Não será forçosamente uma qualidade, mas é uma maneira de viver. Jamais me relaciono com o mundo como mero espectador ou simples mensageiro. Muito ou pouco, de forma mais completa ou ligeira, com detalhes ou superficialmente, de forma emotiva ou mais racional, tenho sempre, muitas das vezes apenas para mim próprio, algo a dizer ou a acrescentar. A tudo: uma conversa, uma notícia, um discurso, um artigo de jornal, um livro, uma peça de teatro, um filme, uma peça musical ou um jogo de futebol. Seja sob a forma de comentário, de dúvida ou de simples anotação.
Não me parece sequer saudável deixarmos de tomar posição e de refletir criticamente sobre tudo aquilo que nos cerca. Não o fazer jamais gera mesmo, na minha perspetiva, uma forma de escravidão. Por isso, a principal lição que tentei e tento passar na vida como professor ou como comunicador foi que tudo pode, e tudo deve, ser objeto de permanente análise crítica, jamais existindo verdades que sejam únicas ou definitivas, seja sobre o que for. Valendo o conhecimento, além disso, apenas na medida em que o sabemos colher e interpretar sob essa perspetiva dinâmica.

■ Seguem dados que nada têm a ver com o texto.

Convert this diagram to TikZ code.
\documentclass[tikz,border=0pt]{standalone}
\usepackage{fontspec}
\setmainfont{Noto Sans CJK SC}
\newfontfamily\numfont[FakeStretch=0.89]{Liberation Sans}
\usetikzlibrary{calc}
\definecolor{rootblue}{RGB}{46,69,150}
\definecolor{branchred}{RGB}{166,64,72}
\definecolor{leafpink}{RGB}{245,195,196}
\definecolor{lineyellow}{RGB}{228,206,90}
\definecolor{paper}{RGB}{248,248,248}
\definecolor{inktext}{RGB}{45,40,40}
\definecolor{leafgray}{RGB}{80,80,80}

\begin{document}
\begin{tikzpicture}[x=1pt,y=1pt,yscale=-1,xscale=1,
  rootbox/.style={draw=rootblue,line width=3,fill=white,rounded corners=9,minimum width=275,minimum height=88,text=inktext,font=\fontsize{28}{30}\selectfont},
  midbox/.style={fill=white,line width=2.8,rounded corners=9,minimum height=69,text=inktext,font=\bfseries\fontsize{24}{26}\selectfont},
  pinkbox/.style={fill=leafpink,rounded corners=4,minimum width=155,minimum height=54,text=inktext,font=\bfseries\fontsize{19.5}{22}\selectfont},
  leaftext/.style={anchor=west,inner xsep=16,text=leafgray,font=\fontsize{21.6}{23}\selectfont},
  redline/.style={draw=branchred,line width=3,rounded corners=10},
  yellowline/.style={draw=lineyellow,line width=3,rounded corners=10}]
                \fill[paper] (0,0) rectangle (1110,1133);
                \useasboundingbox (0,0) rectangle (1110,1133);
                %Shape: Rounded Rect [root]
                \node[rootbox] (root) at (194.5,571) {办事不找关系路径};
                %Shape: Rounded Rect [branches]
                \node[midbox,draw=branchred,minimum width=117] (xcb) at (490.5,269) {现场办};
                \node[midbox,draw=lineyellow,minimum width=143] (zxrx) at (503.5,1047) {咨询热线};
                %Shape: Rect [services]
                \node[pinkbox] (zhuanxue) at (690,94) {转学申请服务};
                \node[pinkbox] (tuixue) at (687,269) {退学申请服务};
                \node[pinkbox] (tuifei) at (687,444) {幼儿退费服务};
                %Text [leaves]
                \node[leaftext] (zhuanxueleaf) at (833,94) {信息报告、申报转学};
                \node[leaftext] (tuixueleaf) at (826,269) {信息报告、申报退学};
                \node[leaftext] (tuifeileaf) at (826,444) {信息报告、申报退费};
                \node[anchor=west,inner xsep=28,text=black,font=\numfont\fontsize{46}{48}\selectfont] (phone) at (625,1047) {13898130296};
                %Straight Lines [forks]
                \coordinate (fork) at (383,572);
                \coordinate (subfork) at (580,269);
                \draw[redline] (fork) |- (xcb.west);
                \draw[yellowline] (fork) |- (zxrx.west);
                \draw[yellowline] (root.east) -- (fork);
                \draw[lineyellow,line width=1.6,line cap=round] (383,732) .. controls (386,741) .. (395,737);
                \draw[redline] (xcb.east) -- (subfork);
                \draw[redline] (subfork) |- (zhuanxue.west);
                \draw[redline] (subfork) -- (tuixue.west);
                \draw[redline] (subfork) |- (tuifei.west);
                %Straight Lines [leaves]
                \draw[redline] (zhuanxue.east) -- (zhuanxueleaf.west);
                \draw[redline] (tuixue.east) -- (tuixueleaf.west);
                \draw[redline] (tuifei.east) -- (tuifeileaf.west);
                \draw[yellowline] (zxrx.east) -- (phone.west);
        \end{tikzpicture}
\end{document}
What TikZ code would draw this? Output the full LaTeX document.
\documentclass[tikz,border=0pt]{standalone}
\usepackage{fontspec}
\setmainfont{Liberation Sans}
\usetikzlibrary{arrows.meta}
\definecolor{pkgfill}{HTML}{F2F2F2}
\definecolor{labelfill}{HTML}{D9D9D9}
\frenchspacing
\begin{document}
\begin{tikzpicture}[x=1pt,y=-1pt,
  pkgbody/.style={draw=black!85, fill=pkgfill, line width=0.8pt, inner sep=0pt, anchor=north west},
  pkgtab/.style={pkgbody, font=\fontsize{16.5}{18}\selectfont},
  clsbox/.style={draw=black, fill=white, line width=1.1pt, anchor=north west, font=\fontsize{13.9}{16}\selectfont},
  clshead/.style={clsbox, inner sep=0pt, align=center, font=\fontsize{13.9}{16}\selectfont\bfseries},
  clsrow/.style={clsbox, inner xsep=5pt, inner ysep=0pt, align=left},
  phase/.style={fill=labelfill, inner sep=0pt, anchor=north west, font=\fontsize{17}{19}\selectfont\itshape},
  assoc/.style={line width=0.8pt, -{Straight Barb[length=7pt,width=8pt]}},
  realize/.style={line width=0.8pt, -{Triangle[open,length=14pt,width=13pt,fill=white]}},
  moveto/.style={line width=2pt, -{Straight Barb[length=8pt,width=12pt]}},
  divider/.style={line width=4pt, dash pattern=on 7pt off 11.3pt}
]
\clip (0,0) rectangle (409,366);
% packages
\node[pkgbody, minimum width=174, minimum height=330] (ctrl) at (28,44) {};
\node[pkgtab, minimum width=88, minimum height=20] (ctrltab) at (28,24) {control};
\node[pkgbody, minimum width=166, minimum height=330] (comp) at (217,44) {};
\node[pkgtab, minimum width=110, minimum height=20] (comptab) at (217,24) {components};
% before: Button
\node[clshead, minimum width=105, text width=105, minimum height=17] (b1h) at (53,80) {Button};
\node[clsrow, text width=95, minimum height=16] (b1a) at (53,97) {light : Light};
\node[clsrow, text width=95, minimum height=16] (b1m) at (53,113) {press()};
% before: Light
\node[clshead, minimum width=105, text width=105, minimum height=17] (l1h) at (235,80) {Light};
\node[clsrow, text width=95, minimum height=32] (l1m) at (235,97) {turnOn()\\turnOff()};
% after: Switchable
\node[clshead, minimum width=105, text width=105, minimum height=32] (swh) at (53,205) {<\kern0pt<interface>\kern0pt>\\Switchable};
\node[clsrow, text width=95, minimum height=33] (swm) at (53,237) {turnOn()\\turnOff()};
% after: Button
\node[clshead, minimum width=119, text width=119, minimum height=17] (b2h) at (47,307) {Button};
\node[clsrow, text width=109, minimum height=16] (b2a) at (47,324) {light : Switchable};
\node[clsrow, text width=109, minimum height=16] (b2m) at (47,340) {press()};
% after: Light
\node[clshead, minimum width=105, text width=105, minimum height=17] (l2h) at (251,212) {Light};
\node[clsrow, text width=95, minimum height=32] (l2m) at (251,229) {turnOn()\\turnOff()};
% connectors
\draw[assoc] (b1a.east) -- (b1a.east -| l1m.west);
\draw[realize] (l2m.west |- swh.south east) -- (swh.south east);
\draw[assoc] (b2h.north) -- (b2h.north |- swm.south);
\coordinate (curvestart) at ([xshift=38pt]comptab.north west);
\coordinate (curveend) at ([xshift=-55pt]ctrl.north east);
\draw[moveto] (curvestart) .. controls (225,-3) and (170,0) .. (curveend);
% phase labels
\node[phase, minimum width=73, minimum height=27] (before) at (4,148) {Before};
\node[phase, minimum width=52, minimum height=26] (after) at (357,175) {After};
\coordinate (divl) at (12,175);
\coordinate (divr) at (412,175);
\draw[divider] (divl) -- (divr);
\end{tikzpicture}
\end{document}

Por este motivo, todos os livros da minha biblioteca, aqueles que verdadeiramente li com toda a atenção, incluindo não apenas o ensaio, mas também o romance e a poesia, contêm muitas anotações a lápis deixadas à margem ou em autocolantes. Falo dessa informação adicional associada a um ponto específico – seja a uma frase, a uma ideia ou a uma referência objetiva – presente num dado texto. Pode tratar-se de uma observação que inclua um comentário ou uma explicação, ou que destaque uma ideia, como pode também representar uma reação emotiva ao que se acaba de ler.

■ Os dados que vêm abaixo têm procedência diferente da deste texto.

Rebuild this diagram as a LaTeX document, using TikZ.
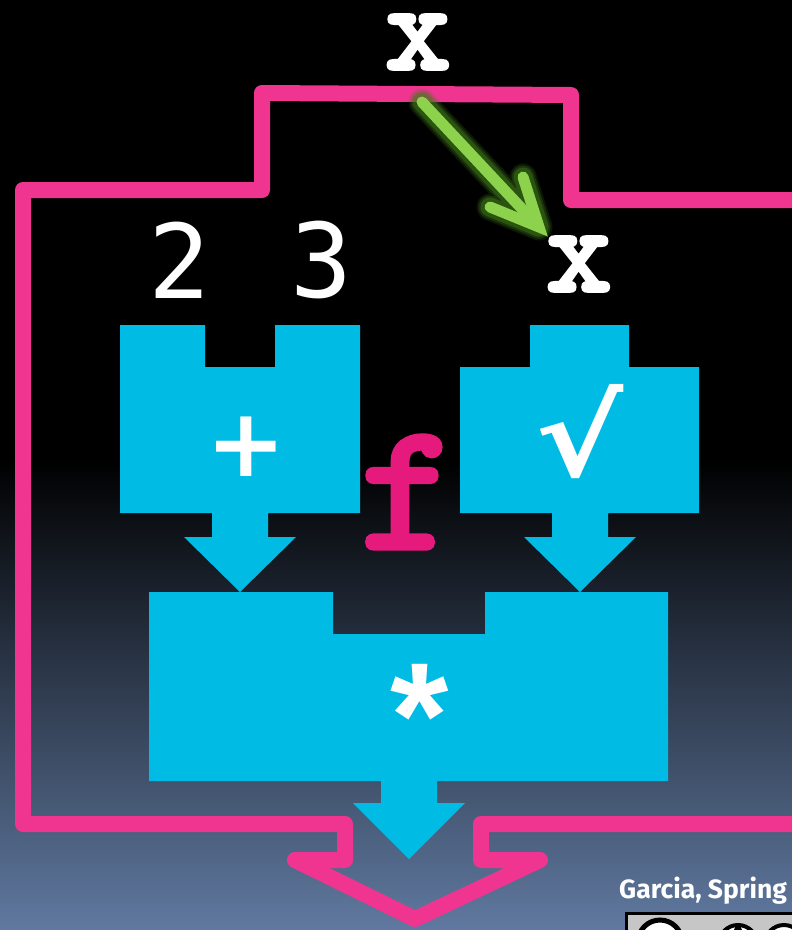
\documentclass[tikz,border=0pt]{standalone}
\usepackage{fontspec}
\usetikzlibrary{calc}
\newfontfamily\courb{lmmono10-regular}[Extension=.otf, FakeBold=3.5]
\newfontfamily\dvmono{DejaVu Sans Mono}
\newfontfamily\dvsans{DejaVu Sans}
\newfontfamily\lsans{Liberation Sans}
\newfontfamily\fira{Fira Sans}
\definecolor{pinkline}{HTML}{EF3590}
\definecolor{fmag}{HTML}{E6197C}
\definecolor{cyanbox}{HTML}{00BBE4}
\definecolor{garrow}{HTML}{8DD24C}
\definecolor{gglow}{HTML}{3F7A1A}
\definecolor{bgbot}{HTML}{6079A0}
\begin{document}
\begin{tikzpicture}[x=1pt,y=-1pt,
  box/.style={fill=cyanbox},
  lbl/.style={inner sep=0pt, text=white},
  outline/.style={draw=pinkline, line width=16pt, line join=round},
  greenline/.style={draw=garrow, line width=11pt, line cap=round},
  glowline/.style={draw=gglow, line cap=round, line join=round}]
\useasboundingbox (0,0) rectangle (792,930);
% background
\fill[black] (0,0) rectangle (792,461);
\shade[top color=black, bottom color=bgbot] (0,460) rectangle (792,930);

% pink function outline
\draw[outline] (800,824) -- (481,824) -- (481,860) -- (540,860) -- (415,919)
  -- (295,860) -- (345,860) -- (345,824) -- (23,824) -- (23,190) -- (262,190)
  -- (262,93) -- (571,95) -- (571,200) -- (800,200);

% cyan boxes
\fill[box] (120,325) -- (205,325) -- (205,367) -- (275,367) -- (275,325) -- (360,325)
  -- (360,513) -- (268,513) -- (268,537) -- (296,537) -- (240,592) -- (184,537)
  -- (212,537) -- (212,513) -- (120,513) -- cycle;
\fill[box] (530,325) -- (629,325) -- (629,367) -- (699,367) -- (699,513) -- (608,513)
  -- (608,537) -- (636,537) -- (580,592) -- (524,537) -- (552,537) -- (552,513)
  -- (460,513) -- (460,367) -- (530,367) -- cycle;
\fill[box] (149,592) -- (333,592) -- (333,634) -- (485,634) -- (485,592) -- (668,592)
  -- (668,781) -- (437,781) -- (437,803) -- (465,803) -- (409,859) -- (353,803)
  -- (381,803) -- (381,781) -- (149,781) -- cycle;

% labels
\node[lbl, font=\courb\fontsize{124}{124}\selectfont] (xtop) at (418,42) {x};
\node[lbl, font=\courb\fontsize{124}{124}\selectfont] (xin) at (579,264) {x};
\node[lbl, font=\dvmono\fontsize{103}{103}\selectfont] (two) at (180,260) {2};
\node[lbl, font=\dvmono\fontsize{103}{103}\selectfont] (three) at (322,260) {3};
\node[lbl, font=\dvsans\bfseries\fontsize{95}{95}\selectfont] (plus) at (246,447) {+};
\node[lbl, xscale=1.2, font=\dvsans\bfseries\fontsize{110}{110}\selectfont] (sqrt) at (580,432) {√};
\node[lbl, font=\lsans\bfseries\fontsize{150}{150}\selectfont] (star) at (420,716) {*};
\node[inner sep=0pt, text=fmag, font=\courb\fontsize{180}{180}\selectfont] (f) at (408,492) {f};
\node[anchor=base west, inner sep=0pt, text=white, font=\fira\bfseries\fontsize{26.5}{26.5}\selectfont] (credit) at (619,898) {Garcia, Spring};

% green arrow
\coordinate (gs) at (422,102);
\coordinate (gt) at (539,227);
\coordinate (gw1) at (490,207);
\coordinate (gw2) at (523,177);
\foreach \w/\o in {27/0.2, 23/0.3, 19/0.45} {
  \draw[glowline, line width=\w pt, opacity=\o] (gs) -- (gt) (gw1) -- (gt) -- (gw2);
}
\draw[greenline] (gs) -- ($(gt)!9pt!(gs)$);
\draw[greenline, line join=miter] (gw1) -- (gt) -- (gw2);

% CC badge (cut off)
\begin{scope}
\clip (0,0) rectangle (792,930);
\draw[fill=gray!45, draw=black, line width=3pt] (626,913) rectangle (820,960);
\draw[black, line width=5pt, fill=white] (660,942) circle (22);
\draw[black, line width=4pt, fill=white] (738,944) circle (19);
\fill[black] (738,930) circle (4);
\draw[black, line width=4pt, fill=white] (784,944) circle (19);
\end{scope}
\end{tikzpicture}
\end{document}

No meu caso, venha isso a ocorrer ou não, faço-o com o objetivo de usar o que daquele texto retirei na formação da minha própria leitura ou em algo que possa um dia vir a escrever. E também para que não se perca, já que a memória é frágil e, à medida que os anos vão passando, mais frágil ainda ela se torna. Por isso tenho muita dificuldade em entender – sei que é a opção da maioria das pessoas, que obviamente respeito, mas não aprecio – quem jamais toma notas sobre o que vê ou lê, apenas agindo como mero espectador e passivo consumidor.